The Real Cost of Food Waste — And Why Apps Haven't Reduced It
Households torch hundreds of dollars and massive carbon budgets each year because tools stay siloed and tedious.
America throws away roughly 119 billion pounds of edible food annually—over $200 billion in retail value and about $728 per person each year once inflation is factored in.[69][23] The USDA still estimates 30–40% of the food supply goes uneaten, making households the single biggest source of waste.[21] Environmentally, trashed food emits as much as 42 coal-fired plants’ worth of greenhouse gases worldwide.[28][27]
So why haven’t apps helped?
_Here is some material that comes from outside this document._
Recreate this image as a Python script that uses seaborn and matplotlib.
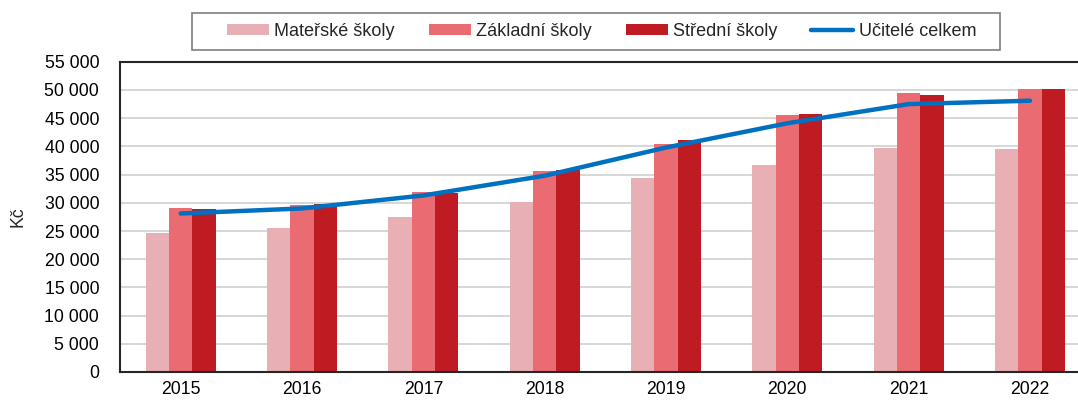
import matplotlib
matplotlib.use("Agg")
import matplotlib.pyplot as plt
import matplotlib.ticker as mticker
from matplotlib.patches import Patch, Rectangle
from matplotlib.lines import Line2D
import seaborn as sns
import pandas as pd

years = ["2015", "2016", "2017", "2018", "2019", "2020", "2021", "2022"]
materske = [24600, 25500, 27400, 30200, 34400, 36700, 39700, 39500]
zakladni = [29000, 29600, 31900, 35700, 40400, 45600, 49500, 50200]
stredni = [28850, 29800, 31800, 35800, 41100, 45700, 49100, 50200]
ucitele = [28100, 29000, 31300, 34800, 39800, 44100, 47500, 48100]
series_names = ["Mateřské školy", "Základní školy", "Střední školy", "Učitelé celkem"]
y_ticks = list(range(0, 55001, 5000))

colors = ["#E8B0B4", "#EA6B72", "#BE1B22"]
line_color = "#0070C0"

sns.set_theme(style="white")
plt.rcParams["font.family"] = ["Liberation Sans", "DejaVu Sans"]
plt.rcParams["font.size"] = 12.7

df = pd.DataFrame({
    "rok": years * 3,
    "mzda": materske + zakladni + stredni,
    "typ": [series_names[0]] * 8 + [series_names[1]] * 8 + [series_names[2]] * 8,
})
df_line = pd.DataFrame({"pos": list(range(len(years))), "mzda": ucitele})

W, H = 1078, 401
fig = plt.figure(figsize=(W / 100, H / 100), dpi=100)
ax = fig.add_axes([120 / W, 29 / H, 970.7 / W, 310.2 / H])

sns.barplot(data=df, x="rok", y="mzda", hue="typ", palette=colors,
            width=0.577, ax=ax, legend=False, edgecolor="none", saturation=1)
sns.lineplot(data=df_line, x="pos", y="mzda", color=line_color, linewidth=3.2,
             ax=ax, legend=False, sort=False, solid_capstyle="round")

ax.set_xlim(-0.5, 7.5)
ax.set_ylim(0, 55000)
ax.set_yticks(y_ticks)
ax.yaxis.set_major_formatter(mticker.FuncFormatter(lambda v, p: f"{int(v):,}".replace(",", " ")))
ax.grid(axis="y", color="#D0D0D0", linewidth=1.2)
ax.set_axisbelow(True)
ax.tick_params(axis="both", length=0, labelsize=12.7, colors="black")
ax.tick_params(axis="y", pad=15)
ax.tick_params(axis="x", pad=6.5)
ax.set_xlabel("")
ax.set_ylabel("Kč", fontsize=12.7, labelpad=13)
for s in ["left", "bottom", "top"]:
    ax.spines[s].set_visible(True)
    ax.spines[s].set_color("#262626")
    ax.spines[s].set_linewidth(1.5)
ax.spines["right"].set_visible(False)

handles = [Patch(facecolor=c, edgecolor="none") for c in colors]
handles.append(Line2D([0], [0], color=line_color, linewidth=3.2, solid_capstyle="round"))
leg = fig.legend(handles, series_names, ncol=4, loc="center left",
                 bbox_to_anchor=(226.6 / W, 1 - 31.5 / H),
                 frameon=False, fontsize=13, borderpad=0, borderaxespad=0,
                 handlelength=2.33, handleheight=0.55, handletextpad=0.28,
                 columnspacing=1.9)
fig.patches.append(Rectangle((192 / W, 1 - 50 / H), 808 / W, 37 / H,
                             transform=fig.transFigure, fill=False,
                             edgecolor="#7F7F7F", linewidth=1.2))

fig.savefig("out.png", dpi=100)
Adoption is niche: pantry trackers require scanning every item; redemption apps like Too Good To Go help retailers more than households; and recipe planners don’t know your leftovers, so they can’t nudge you before the cilantro wilts.[12] Each tool sits in its own silo, dumping cognitive load back onto the cook. Without inventory, planning, and shopping tied together, nobody sees the whole picture, and the onion at the back of the drawer still liquefies. Notification fatigue and lack of tangible savings feedback finish the job—people uninstall and revert to guesswork.
What moves the needle is a unified, privacy-safe household food brain: camera or receipt ingestion to capture what’s on hand, AI “use-it-up” prompts before food spoils, meal plans that prioritize what’s aging, and even sharing networks when you know you won’t use something. Deliver that as a transparent subscription so people trust it with their grocery data, and you finally align tech with the user’s wallet, conscience, and climate goals.